錢志健是香港一個對沖基金經理,只能算是香港金融界的小人物,他的社交圈主要圍繞反對派,和香港主流金融界關係疏離。有人戲稱他是“假金融人,真反對派”。
錢志健怎麼可以代表香港金融界?眾所周知,香港金融界普遍反對佔中,不希望香港高度政治化,尤其不希望香港同中央對抗,這不是錢“編攢”一封聲情並茂的公開信就能把公眾騙了的。
公開信的第十個訴求要求“以香港真普選作先鋒藍本,以民主選舉實踐中國憲制夢”,看來香港一些人想要以他們的主意改造中國了。這樣輕狂、犯忌的政治姿態,會突然在以清醒、謹慎為第一要務的香港金融界圈裏冒出來,這個跨度太大了。
可以想見,聯署這樣的公開信,即使香港金融界裏真有幾個人參與,他們也談不上有任何代表性。他們就是幾個對搞金融三心二意、對從事反對派政治反而有些興趣的個人罷了。
看來反對派準備祭出各種手段來為自己的訴求造勢,向中央施加壓力。他們選擇在英國《金融時報》上刊登廣告,説明他們對藉助海外力量抱有很高期望。説到底還是想“挾洋自重”。
反對派如果有錢,就讓他們把這種廣告繼續登下去。中央和中聯辦都沒必要對他們四處搞“超限戰”太當回事。一些反對派人士現在開始演戲了,什麼樣的臉譜都敢畫,什麼樣的劇情都敢編,整個國家千萬不能被他們牽着鼻子走。
香港社會的國家認同問題看來的確尚未解決,反對派對《基本法》的不服有一定社會輿論基礎,這使得他們覺得有了關鍵籌碼。反對派對一國兩制的解讀從根子上就是荒誕的,因為他們要求對《基本法》的解釋權。要讓他們真正“搞懂”《基本法》,並且改變其挑釁性政治姿態,靠做“思想工作”是不可能實現的。
香港特首普選就是一個博弈過程。本來應是香港各派之間在《基本法》框架下的博弈,現在反對派要“越頂”把它變成他們與中央的博弈,還想拉外部力量助陣,這使得中央很難保持超脱。
中央當然不能直接踏入香港政治環境同反對派玩,但中央的定力和堅持就是一種發力。這是一種間接博弈,除了香港反對派,他們國際上的支持者也都能感覺到。這是香港迴歸近20年之後鞏固這一成果不可避免的國家經歷,香港反對派越是鬧得兇,越要讓他們知道這樣做沒用。經過這一輪博弈,香港全套的政治規範才能成型。
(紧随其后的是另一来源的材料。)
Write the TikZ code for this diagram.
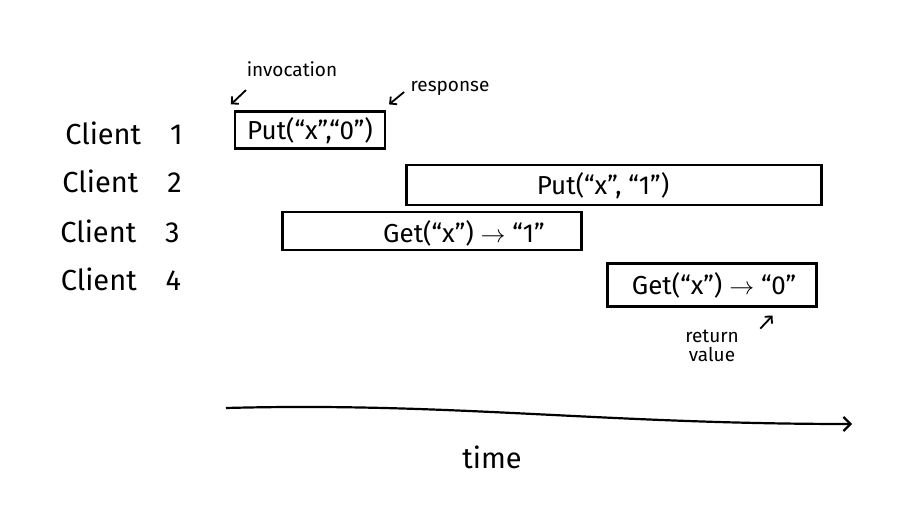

九七之前圍繞香港迴歸有過大風大浪,它們最終都化作泡沫消退了。如今反對派的能量就那麼大,要他們有自知之明只是需要一點時間。
因為時間不會空逝,反對派多一次對抗《基本法》的折騰,就會多一次挫折,這自然會推動整個香港社會對《基本法》的理解,展示反對派極端訴求的無效與荒唐。反對派這樣做會導致他們丟幾次醜,不斷損失信譽,甚至跌更大的跟頭。那樣的話,他們就會慢慢調整在特別行政區裏做反對派的風格。